### GOAL OF THE EXERCISE
Skip pictures in the listing below; copy exactly the lines from the one with "What matplotlib code" through the one with "ax = fig.add_axes([215/1012, 1-563/685, 760/1012, 530/685])", inclusive.

══ AVAILABLE RECORDS

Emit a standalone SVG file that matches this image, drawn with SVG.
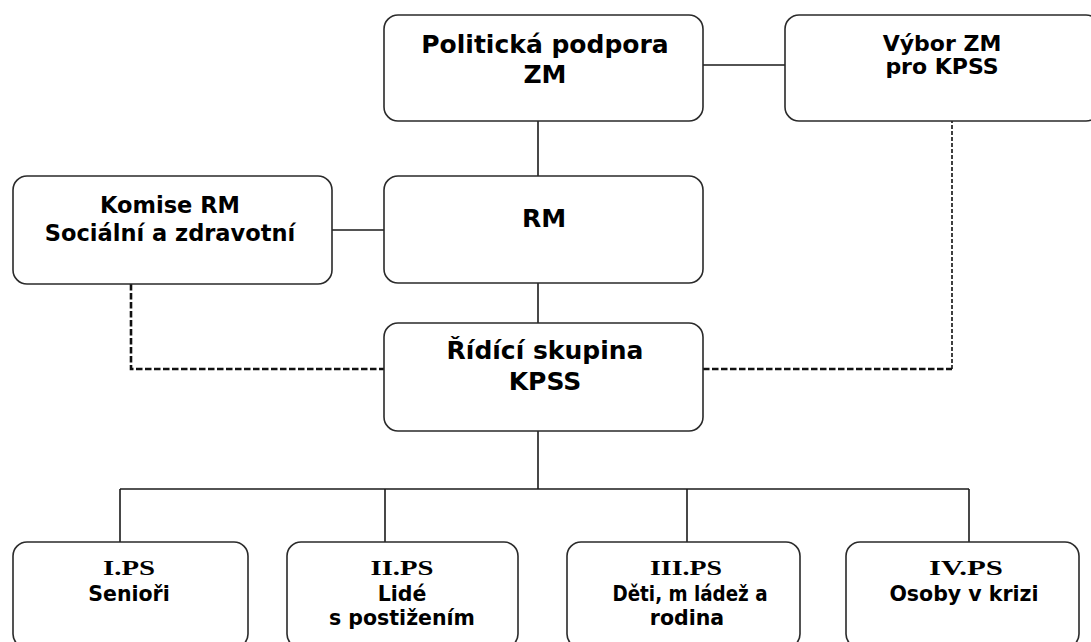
<svg xmlns="http://www.w3.org/2000/svg" width="1091" height="642" viewBox="0 0 1091 642">
<style>
.box{fill:#fff;stroke:#2a2a2a;stroke-width:1.6}
.t{font-family:"DejaVu Sans","Verdana",sans-serif;font-weight:bold;fill:#000;text-anchor:middle}
.s{font-family:"Liberation Serif","Times New Roman",serif;font-weight:bold;fill:#000;text-anchor:middle;font-size:22px}
.big{font-size:25px}
.mid{font-size:22.5px}
.sm{font-size:20.5px}
.line{fill:none;stroke:#1a1a1a;stroke-width:1.6}
.dash{fill:none;stroke:#111;stroke-width:2.6;stroke-dasharray:6.5 2.5}
.dash2{fill:none;stroke:#111;stroke-width:1.6;stroke-dasharray:4 2}
</style>
<rect width="1091" height="642" fill="#fff"/>
<g id="connectors">
<line class="line" x1="703" y1="65" x2="785" y2="65"/>
<line class="line" x1="538" y1="121" x2="538" y2="176"/>
<line class="line" x1="332" y1="230" x2="384" y2="230"/>
<line class="line" x1="538" y1="283" x2="538" y2="323"/>
<line class="line" x1="538" y1="431" x2="538" y2="489"/>
<line class="line" x1="120" y1="489" x2="969" y2="489"/>
<line class="line" x1="120" y1="489" x2="120" y2="542"/>
<line class="line" x1="385" y1="489" x2="385" y2="542"/>
<line class="line" x1="687" y1="489" x2="687" y2="542"/>
<line class="line" x1="969" y1="489" x2="969" y2="542"/>
<polyline class="dash" points="131,284 131,369 384,369"/>
<line class="dash" x1="703" y1="369" x2="952" y2="369"/>
<line class="dash2" x1="952" y1="369" x2="952" y2="121"/>
</g>
<g id="politicka">
<rect class="box" x="384" y="15" width="319" height="106" rx="14"/>
<text class="t big" x="545" y="53">Politická podpora</text>
<text class="t big" x="545" y="83">ZM</text>
</g>
<g id="vybor">
<rect class="box" x="785" y="15" width="315" height="106" rx="14"/>
<text class="t" style="font-size:22px" x="942" y="51">Výbor ZM</text>
<text class="t" style="font-size:22px" x="942" y="74">pro KPSS</text>
</g>
<g id="komise">
<rect class="box" x="13" y="176" width="319" height="108" rx="14"/>
<text class="t mid" x="170" y="213">Komise RM</text>
<text class="t mid" x="170" y="241">Sociální a zdravotní</text>
</g>
<g id="rm">
<rect class="box" x="384" y="176" width="319" height="107" rx="14"/>
<text class="t big" x="544" y="227">RM</text>
</g>
<g id="ridici">
<rect class="box" x="384" y="323" width="319" height="108" rx="14"/>
<text class="t big" x="545" y="359">Řídící skupina</text>
<text class="t big" x="545" y="390">KPSS</text>
</g>
<g id="ps1">
<rect class="box" x="13" y="542" width="235" height="106" rx="14"/>
<text class="s" x="129" y="575" textLength="52" lengthAdjust="spacingAndGlyphs">I.PS</text>
<text class="t sm" x="129" y="601">Senioři</text>
</g>
<g id="ps2">
<rect class="box" x="287" y="542" width="231" height="106" rx="14"/>
<text class="s" x="402" y="575" textLength="63" lengthAdjust="spacingAndGlyphs">II.PS</text>
<text class="t sm" x="402" y="601">Lidé</text>
<text class="t sm" x="402" y="625">s postižením</text>
</g>
<g id="ps3">
<rect class="box" x="567" y="542" width="233" height="106" rx="14"/>
<text class="s" x="686" y="575" textLength="72" lengthAdjust="spacingAndGlyphs">III.PS</text>
<text class="t sm" x="690" y="601" textLength="155" lengthAdjust="spacingAndGlyphs">Děti, m ládež a</text>
<text class="t sm" x="687" y="625">rodina</text>
</g>
<g id="ps4">
<rect class="box" x="846" y="542" width="233" height="106" rx="14"/>
<text class="s" x="966" y="575" textLength="74" lengthAdjust="spacingAndGlyphs">IV.PS</text>
<text class="t sm" x="964" y="601">Osoby v krizi</text>
</g>
</svg>
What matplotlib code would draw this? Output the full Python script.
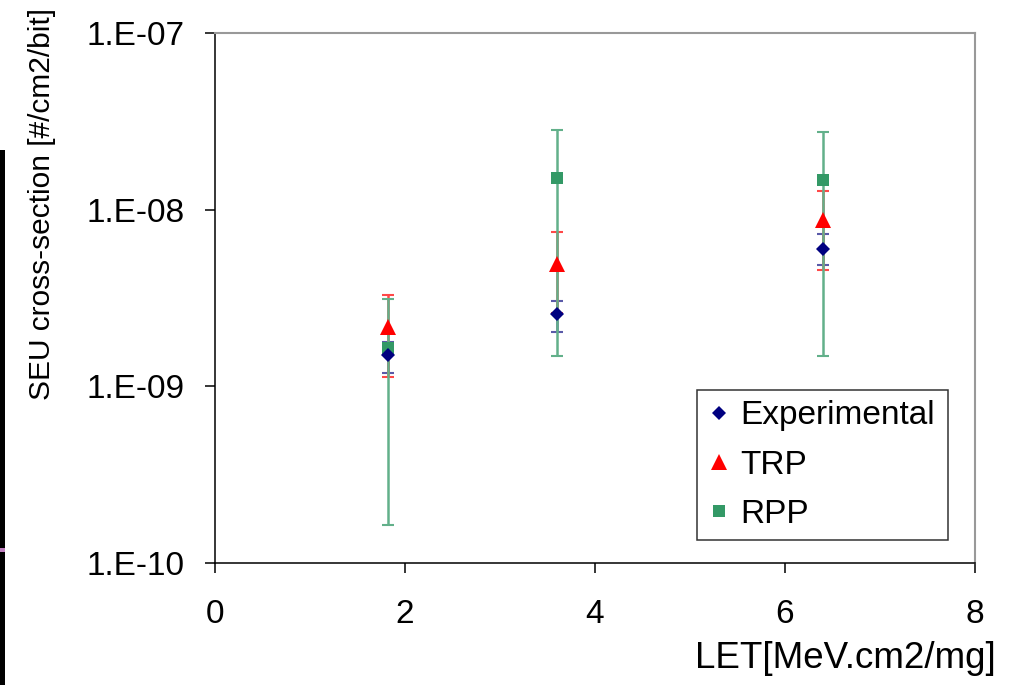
import matplotlib
matplotlib.use("Agg")
import matplotlib.pyplot as plt
from matplotlib.patches import Rectangle
from matplotlib.lines import Line2D

# ---- data ----
series_names = ["Experimental", "TRP", "RPP"]
let_values = [1.82, 3.6, 6.4]

exp_values = [1.51e-9, 2.57e-9, 6.0e-9]
exp_upper = [1.78e-9, 3.04e-9, 7.28e-9]
exp_lower = [1.19e-9, 2.03e-9, 4.86e-9]

trp_values = [2.17e-9, 4.93e-9, 8.75e-9]
trp_upper = [3.29e-9, 7.48e-9, 1.28e-8]
trp_lower = [1.13e-9, 2.60e-9, 4.56e-9]

rpp_values = [1.65e-9, 1.51e-8, 1.47e-8]
rpp_upper = [3.13e-9, 2.82e-8, 2.76e-8]
rpp_lower = [1.64e-10, 1.49e-9, 1.49e-9]

y_ticks = [1e-10, 1e-9, 1e-8, 1e-7]
y_tick_labels = ["1.E-10", "1.E-09", "1.E-08", "1.E-07"]
x_ticks = [0, 2, 4, 6, 8]
x_tick_labels = ["0", "2", "4", "6", "8"]

plt.rcParams['font.family'] = ['Liberation Sans', 'DejaVu Sans']

fig = plt.figure(figsize=(10.12, 6.85), dpi=100)
ax = fig.add_axes([215/1012, 1-563/685, 760/1012, 530/685])

styles = [
    dict(vals=exp_values, up=exp_upper, lo=exp_lower, color="#000080", ecolor="#5a5aa8",
         marker="D", ms=7, z=5),
    dict(vals=trp_values, up=trp_upper, lo=trp_lower, color="#FF0000", ecolor="#ff4848",
         marker="^", ms=11, z=4),
    dict(vals=rpp_values, up=rpp_upper, lo=rpp_lower, color="#339966", ecolor="#62b08a",
         marker="s", ms=8, z=3),
]

# error bars first (later series drawn over earlier ones)
for i, st in enumerate(styles):
    yerr = [[v - l for v, l in zip(st["vals"], st["lo"])],
            [u - v for v, u in zip(st["vals"], st["up"])]]
    ax.errorbar(let_values, st["vals"], yerr=yerr, fmt="none", ecolor=st["ecolor"],
                elinewidth=1.8, capsize=4.5, capthick=1.5, zorder=2 + i * 0.1)

# markers on top
handles = []
for name, st in zip(series_names, styles):
    ax.plot(let_values, st["vals"], linestyle="none", marker=st["marker"], ms=st["ms"],
            color=st["color"], markeredgewidth=0, zorder=st["z"])
    handles.append(Line2D([], [], linestyle="none", marker=st["marker"], ms=st["ms"],
                          color=st["color"], markeredgewidth=0, label=name))

ax.set_yscale("log")
ax.set_ylim(1e-10, 1e-7)
ax.set_xlim(0, 8)
ax.set_yticks(y_ticks)
ax.set_yticklabels(y_tick_labels)
ax.yaxis.set_minor_locator(matplotlib.ticker.NullLocator())
ax.set_xticks(x_ticks)
ax.set_xticklabels(x_tick_labels)

ax.tick_params(axis="both", direction="out", length=7, width=1.1, labelsize=24,
               color="black")
ax.tick_params(axis="x", pad=19)
ax.tick_params(axis="y", pad=15)

for s in ["left", "bottom"]:
    ax.spines[s].set_color("black")
    ax.spines[s].set_linewidth(1.1)
for s in ["top", "right"]:
    ax.spines[s].set_color("#999999")
    ax.spines[s].set_linewidth(1.5)

ax.set_ylabel("SEU cross-section [#/cm2/bit]", fontsize=21.5)
ax.yaxis.set_label_coords((42-215)/760, (563-204)/530)
ax.yaxis.label.set_verticalalignment("center")

ax.set_xlabel("LET[MeV.cm2/mg]", fontsize=26.5)
ax.xaxis.set_label_coords((996-215)/760, (563-659)/530)
ax.xaxis.label.set_horizontalalignment("right")
ax.xaxis.label.set_verticalalignment("center")

leg = ax.legend(handles=handles, loc="lower left",
                bbox_to_anchor=((697-215)/760, (563-540)/530, (948-697)/760, (540-390)/530),
                mode="expand", borderaxespad=0, fontsize=24, frameon=True, fancybox=False,
                handlelength=0.7, handletextpad=0.3, labelspacing=0.55, borderpad=0.3)
leg.get_frame().set_edgecolor("black")
leg.get_frame().set_linewidth(1.1)

# screenshot artefacts at left edge
fig.patches.append(Rectangle((0, 0), 5/1012, 1-150/685, transform=fig.transFigure,
                             facecolor="black", edgecolor="none"))
fig.patches.append(Rectangle((0, 1-552/685), 5/1012, 4/685, transform=fig.transFigure,
                             facecolor="#c080c0", edgecolor="none"))

fig.savefig("out.png", dpi=100)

════

### EXERCISE ANSWER
What matplotlib code would draw this? Output the full Python script.
import matplotlib
matplotlib.use("Agg")
import matplotlib.pyplot as plt
from matplotlib.patches import Rectangle
from matplotlib.lines import Line2D

# ---- data ----
series_names = ["Experimental", "TRP", "RPP"]
let_values = [1.82, 3.6, 6.4]

exp_values = [1.51e-9, 2.57e-9, 6.0e-9]
exp_upper = [1.78e-9, 3.04e-9, 7.28e-9]
exp_lower = [1.19e-9, 2.03e-9, 4.86e-9]

trp_values = [2.17e-9, 4.93e-9, 8.75e-9]
trp_upper = [3.29e-9, 7.48e-9, 1.28e-8]
trp_lower = [1.13e-9, 2.60e-9, 4.56e-9]

rpp_values = [1.65e-9, 1.51e-8, 1.47e-8]
rpp_upper = [3.13e-9, 2.82e-8, 2.76e-8]
rpp_lower = [1.64e-10, 1.49e-9, 1.49e-9]

y_ticks = [1e-10, 1e-9, 1e-8, 1e-7]
y_tick_labels = ["1.E-10", "1.E-09", "1.E-08", "1.E-07"]
x_ticks = [0, 2, 4, 6, 8]
x_tick_labels = ["0", "2", "4", "6", "8"]

plt.rcParams['font.family'] = ['Liberation Sans', 'DejaVu Sans']

fig = plt.figure(figsize=(10.12, 6.85), dpi=100)
ax = fig.add_axes([215/1012, 1-563/685, 760/1012, 530/685])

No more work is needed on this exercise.